◆ **Aim**
Drop the pictures, then extract the listing word for word.

◆ **Supplied information**
[BEGIN]
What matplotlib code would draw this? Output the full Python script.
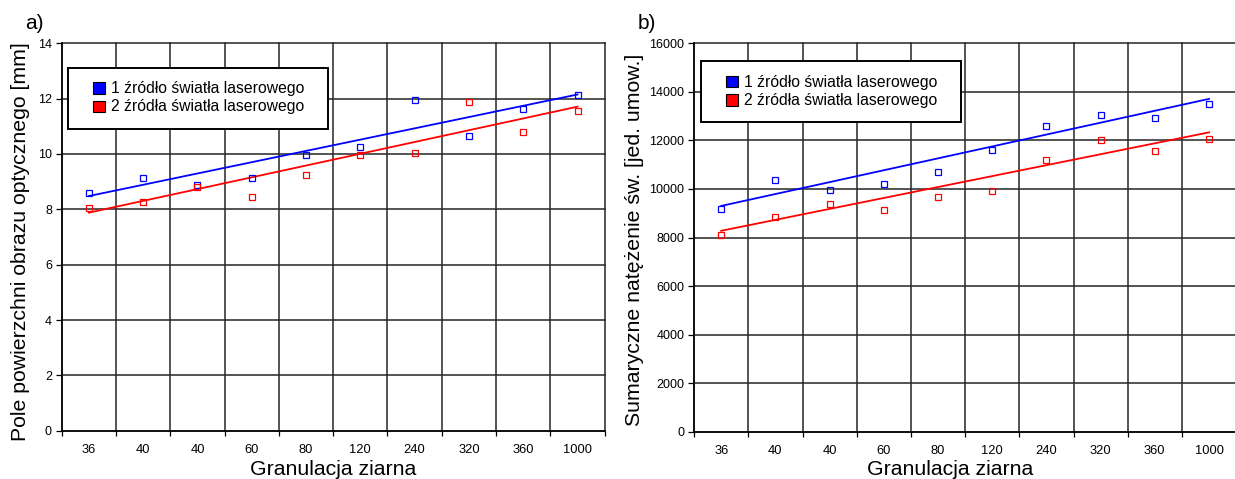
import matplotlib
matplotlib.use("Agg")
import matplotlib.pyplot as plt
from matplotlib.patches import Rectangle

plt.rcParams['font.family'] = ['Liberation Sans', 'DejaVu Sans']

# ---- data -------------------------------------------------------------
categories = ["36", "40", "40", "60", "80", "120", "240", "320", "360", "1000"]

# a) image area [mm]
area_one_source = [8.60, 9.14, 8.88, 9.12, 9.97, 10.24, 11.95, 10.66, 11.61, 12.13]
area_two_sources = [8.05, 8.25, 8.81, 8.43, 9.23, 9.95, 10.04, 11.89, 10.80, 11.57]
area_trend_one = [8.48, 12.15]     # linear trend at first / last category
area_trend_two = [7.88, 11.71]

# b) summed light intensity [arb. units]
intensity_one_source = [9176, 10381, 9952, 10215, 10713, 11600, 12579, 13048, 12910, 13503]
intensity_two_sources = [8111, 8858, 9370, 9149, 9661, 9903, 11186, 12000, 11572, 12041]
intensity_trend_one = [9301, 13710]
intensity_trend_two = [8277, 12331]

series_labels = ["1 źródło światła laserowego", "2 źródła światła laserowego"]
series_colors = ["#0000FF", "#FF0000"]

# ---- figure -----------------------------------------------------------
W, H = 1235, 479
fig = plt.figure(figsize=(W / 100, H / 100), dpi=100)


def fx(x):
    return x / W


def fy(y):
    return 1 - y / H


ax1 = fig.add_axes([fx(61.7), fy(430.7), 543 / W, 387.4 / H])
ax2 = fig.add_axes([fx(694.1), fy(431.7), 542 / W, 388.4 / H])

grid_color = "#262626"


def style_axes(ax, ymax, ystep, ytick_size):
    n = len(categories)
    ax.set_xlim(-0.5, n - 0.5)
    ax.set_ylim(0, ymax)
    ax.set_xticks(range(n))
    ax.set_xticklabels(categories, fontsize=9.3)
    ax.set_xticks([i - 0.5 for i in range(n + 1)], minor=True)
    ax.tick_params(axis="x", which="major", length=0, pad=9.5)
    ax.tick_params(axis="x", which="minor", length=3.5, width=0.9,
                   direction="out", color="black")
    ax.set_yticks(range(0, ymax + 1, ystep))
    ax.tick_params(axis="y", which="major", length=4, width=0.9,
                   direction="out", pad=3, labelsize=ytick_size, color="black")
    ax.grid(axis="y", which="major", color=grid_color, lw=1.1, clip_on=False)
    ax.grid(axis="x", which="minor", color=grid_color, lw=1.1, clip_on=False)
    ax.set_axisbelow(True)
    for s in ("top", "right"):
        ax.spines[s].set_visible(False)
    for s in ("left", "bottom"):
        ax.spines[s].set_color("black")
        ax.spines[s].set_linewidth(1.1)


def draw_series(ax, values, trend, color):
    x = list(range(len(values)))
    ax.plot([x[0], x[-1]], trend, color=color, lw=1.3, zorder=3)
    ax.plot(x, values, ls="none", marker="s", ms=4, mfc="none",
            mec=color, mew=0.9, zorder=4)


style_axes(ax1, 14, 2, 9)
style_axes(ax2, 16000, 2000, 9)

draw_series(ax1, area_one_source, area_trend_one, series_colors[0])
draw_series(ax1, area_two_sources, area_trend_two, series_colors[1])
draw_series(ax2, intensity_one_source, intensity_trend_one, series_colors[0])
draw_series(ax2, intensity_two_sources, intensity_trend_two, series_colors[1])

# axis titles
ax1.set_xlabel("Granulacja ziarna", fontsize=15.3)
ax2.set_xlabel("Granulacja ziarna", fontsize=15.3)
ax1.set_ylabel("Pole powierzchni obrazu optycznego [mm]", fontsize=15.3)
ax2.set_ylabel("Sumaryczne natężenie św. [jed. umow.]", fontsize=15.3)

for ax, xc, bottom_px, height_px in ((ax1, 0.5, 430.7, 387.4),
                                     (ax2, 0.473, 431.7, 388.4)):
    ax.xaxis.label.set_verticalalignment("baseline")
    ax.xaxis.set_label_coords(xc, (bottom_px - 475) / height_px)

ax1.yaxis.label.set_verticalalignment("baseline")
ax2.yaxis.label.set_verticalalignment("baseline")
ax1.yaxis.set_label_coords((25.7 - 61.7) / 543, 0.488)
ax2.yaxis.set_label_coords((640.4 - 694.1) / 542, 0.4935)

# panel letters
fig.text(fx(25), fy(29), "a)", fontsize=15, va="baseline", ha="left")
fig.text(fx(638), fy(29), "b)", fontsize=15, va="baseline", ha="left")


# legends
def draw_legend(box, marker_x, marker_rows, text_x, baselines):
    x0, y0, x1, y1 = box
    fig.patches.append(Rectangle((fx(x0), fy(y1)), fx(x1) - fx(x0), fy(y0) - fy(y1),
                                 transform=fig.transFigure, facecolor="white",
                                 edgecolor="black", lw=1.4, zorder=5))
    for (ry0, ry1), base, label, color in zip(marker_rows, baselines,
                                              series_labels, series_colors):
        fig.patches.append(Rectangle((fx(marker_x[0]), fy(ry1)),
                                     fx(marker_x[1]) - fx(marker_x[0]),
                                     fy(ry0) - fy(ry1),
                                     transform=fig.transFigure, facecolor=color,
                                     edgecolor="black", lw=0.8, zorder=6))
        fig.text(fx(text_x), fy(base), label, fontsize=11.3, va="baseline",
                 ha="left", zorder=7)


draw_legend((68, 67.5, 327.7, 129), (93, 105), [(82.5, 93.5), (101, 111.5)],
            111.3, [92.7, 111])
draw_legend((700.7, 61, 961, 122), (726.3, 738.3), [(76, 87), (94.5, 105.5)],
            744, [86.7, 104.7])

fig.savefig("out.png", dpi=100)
[END]
◆ **Solution to this exercise**
What matplotlib code would draw this? Output the full Python script.
import matplotlib
matplotlib.use("Agg")
import matplotlib.pyplot as plt
from matplotlib.patches import Rectangle

plt.rcParams['font.family'] = ['Liberation Sans', 'DejaVu Sans']

# ---- data -------------------------------------------------------------
categories = ["36", "40", "40", "60", "80", "120", "240", "320", "360", "1000"]

# a) image area [mm]
area_one_source = [8.60, 9.14, 8.88, 9.12, 9.97, 10.24, 11.95, 10.66, 11.61, 12.13]
area_two_sources = [8.05, 8.25, 8.81, 8.43, 9.23, 9.95, 10.04, 11.89, 10.80, 11.57]
area_trend_one = [8.48, 12.15]     # linear trend at first / last category
area_trend_two = [7.88, 11.71]

# b) summed light intensity [arb. units]
intensity_one_source = [9176, 10381, 9952, 10215, 10713, 11600, 12579, 13048, 12910, 13503]
intensity_two_sources = [8111, 8858, 9370, 9149, 9661, 9903, 11186, 12000, 11572, 12041]
intensity_trend_one = [9301, 13710]
intensity_trend_two = [8277, 12331]

series_labels = ["1 źródło światła laserowego", "2 źródła światła laserowego"]
series_colors = ["#0000FF", "#FF0000"]

# ---- figure -----------------------------------------------------------
W, H = 1235, 479
fig = plt.figure(figsize=(W / 100, H / 100), dpi=100)


def fx(x):
    return x / W


def fy(y):
    return 1 - y / H


ax1 = fig.add_axes([fx(61.7), fy(430.7), 543 / W, 387.4 / H])
ax2 = fig.add_axes([fx(694.1), fy(431.7), 542 / W, 388.4 / H])

grid_color = "#262626"


def style_axes(ax, ymax, ystep, ytick_size):
    n = len(categories)
    ax.set_xlim(-0.5, n - 0.5)
    ax.set_ylim(0, ymax)
    ax.set_xticks(range(n))
    ax.set_xticklabels(categories, fontsize=9.3)
    ax.set_xticks([i - 0.5 for i in range(n + 1)], minor=True)
    ax.tick_params(axis="x", which="major", length=0, pad=9.5)
    ax.tick_params(axis="x", which="minor", length=3.5, width=0.9,
                   direction="out", color="black")
    ax.set_yticks(range(0, ymax + 1, ystep))
    ax.tick_params(axis="y", which="major", length=4, width=0.9,
                   direction="out", pad=3, labelsize=ytick_size, color="black")
    ax.grid(axis="y", which="major", color=grid_color, lw=1.1, clip_on=False)
    ax.grid(axis="x", which="minor", color=grid_color, lw=1.1, clip_on=False)
    ax.set_axisbelow(True)
    for s in ("top", "right"):
        ax.spines[s].set_visible(False)
    for s in ("left", "bottom"):
        ax.spines[s].set_color("black")
        ax.spines[s].set_linewidth(1.1)


def draw_series(ax, values, trend, color):
    x = list(range(len(values)))
    ax.plot([x[0], x[-1]], trend, color=color, lw=1.3, zorder=3)
    ax.plot(x, values, ls="none", marker="s", ms=4, mfc="none",
            mec=color, mew=0.9, zorder=4)


style_axes(ax1, 14, 2, 9)
style_axes(ax2, 16000, 2000, 9)

draw_series(ax1, area_one_source, area_trend_one, series_colors[0])
draw_series(ax1, area_two_sources, area_trend_two, series_colors[1])
draw_series(ax2, intensity_one_source, intensity_trend_one, series_colors[0])
draw_series(ax2, intensity_two_sources, intensity_trend_two, series_colors[1])

# axis titles
ax1.set_xlabel("Granulacja ziarna", fontsize=15.3)
ax2.set_xlabel("Granulacja ziarna", fontsize=15.3)
ax1.set_ylabel("Pole powierzchni obrazu optycznego [mm]", fontsize=15.3)
ax2.set_ylabel("Sumaryczne natężenie św. [jed. umow.]", fontsize=15.3)

for ax, xc, bottom_px, height_px in ((ax1, 0.5, 430.7, 387.4),
                                     (ax2, 0.473, 431.7, 388.4)):
    ax.xaxis.label.set_verticalalignment("baseline")
    ax.xaxis.set_label_coords(xc, (bottom_px - 475) / height_px)

ax1.yaxis.label.set_verticalalignment("baseline")
ax2.yaxis.label.set_verticalalignment("baseline")
ax1.yaxis.set_label_coords((25.7 - 61.7) / 543, 0.488)
ax2.yaxis.set_label_coords((640.4 - 694.1) / 542, 0.4935)

# panel letters
fig.text(fx(25), fy(29), "a)", fontsize=15, va="baseline", ha="left")
fig.text(fx(638), fy(29), "b)", fontsize=15, va="baseline", ha="left")


# legends
def draw_legend(box, marker_x, marker_rows, text_x, baselines):
    x0, y0, x1, y1 = box
    fig.patches.append(Rectangle((fx(x0), fy(y1)), fx(x1) - fx(x0), fy(y0) - fy(y1),
                                 transform=fig.transFigure, facecolor="white",
                                 edgecolor="black", lw=1.4, zorder=5))
    for (ry0, ry1), base, label, color in zip(marker_rows, baselines,
                                              series_labels, series_colors):
        fig.patches.append(Rectangle((fx(marker_x[0]), fy(ry1)),
                                     fx(marker_x[1]) - fx(marker_x[0]),
                                     fy(ry0) - fy(ry1),
                                     transform=fig.transFigure, facecolor=color,
                                     edgecolor="black", lw=0.8, zorder=6))
        fig.text(fx(text_x), fy(base), label, fontsize=11.3, va="baseline",
                 ha="left", zorder=7)


draw_legend((68, 67.5, 327.7, 129), (93, 105), [(82.5, 93.5), (101, 111.5)],
            111.3, [92.7, 111])
draw_legend((700.7, 61, 961, 122), (726.3, 738.3), [(76, 87), (94.5, 105.5)],
            744, [86.7, 104.7])

fig.savefig("out.png", dpi=100)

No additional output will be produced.